A Woman's Life was received well by the people of Japan and would later be described as, "'one of [Japan's most] representative post-war plays.'" Unlike Regretful Parting, the only other literary work commissioned alongside A Woman's Life, Morimoto's play remained popular even after the end of World War II and is still read and performed in Japan today. The success of the play in Japan may be due, in part, to the play's roots in nationalist propaganda

=== International ===

After World War II, A Woman's Life gained recognition in China and was received well there, despite the play's original political assertions. The play was even translated into Chinese and performed overseas. Later, the play would receive recognition in Russia as well. In 1959, A Woman's Life was performed at the Mayakovsky Theatre in Moscow. The Russian translation of the play was titled, Stolen Life. The role of Ninobiki was played by Maria Babanova, a famous actress of the time, and the director was a young Japanese man by the name of Yoshiki Okada.

== Production history ==

Morimoto finished the manuscript for A Woman's Life in February 1945 and the play was first directed by Mantarō Kubota and performed in Tokyo by the Bungakuza in April of that same year.
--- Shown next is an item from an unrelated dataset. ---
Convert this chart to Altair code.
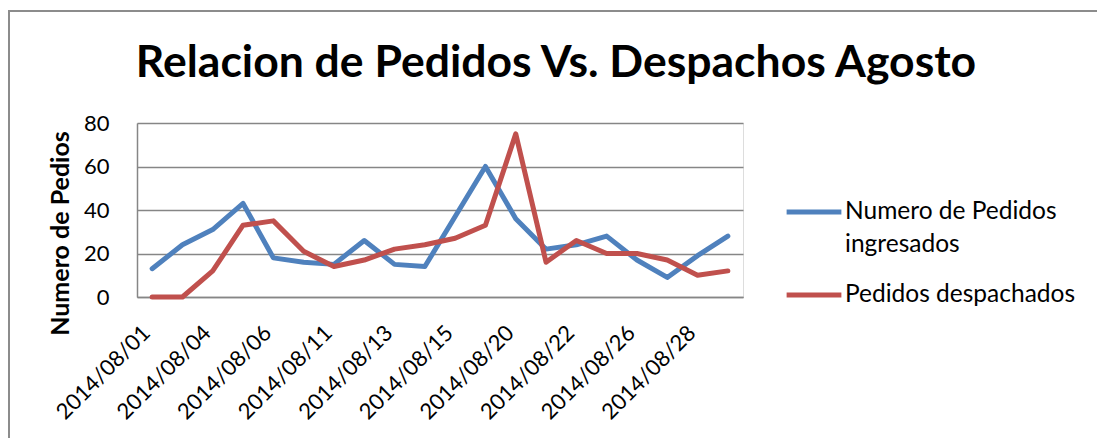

World War II had not ended by the time it was staged and the sound of an air-raid alarm could be heard for the duration of the performance. Originally, the play was to be performed at the Tsukiji Little Theatre, but the location changed after the building was destroyed in a bombing. The role of Kei was written for Haruko Sugimura, a close colleague of Morimoto during the war, as well as the most famous Bungakuza actress of the time. Before her death in 1997, Sugimura had performed the play around 950 times. Later, the role of Kei was taken over by Yoshie Taira and Yuki Shoda.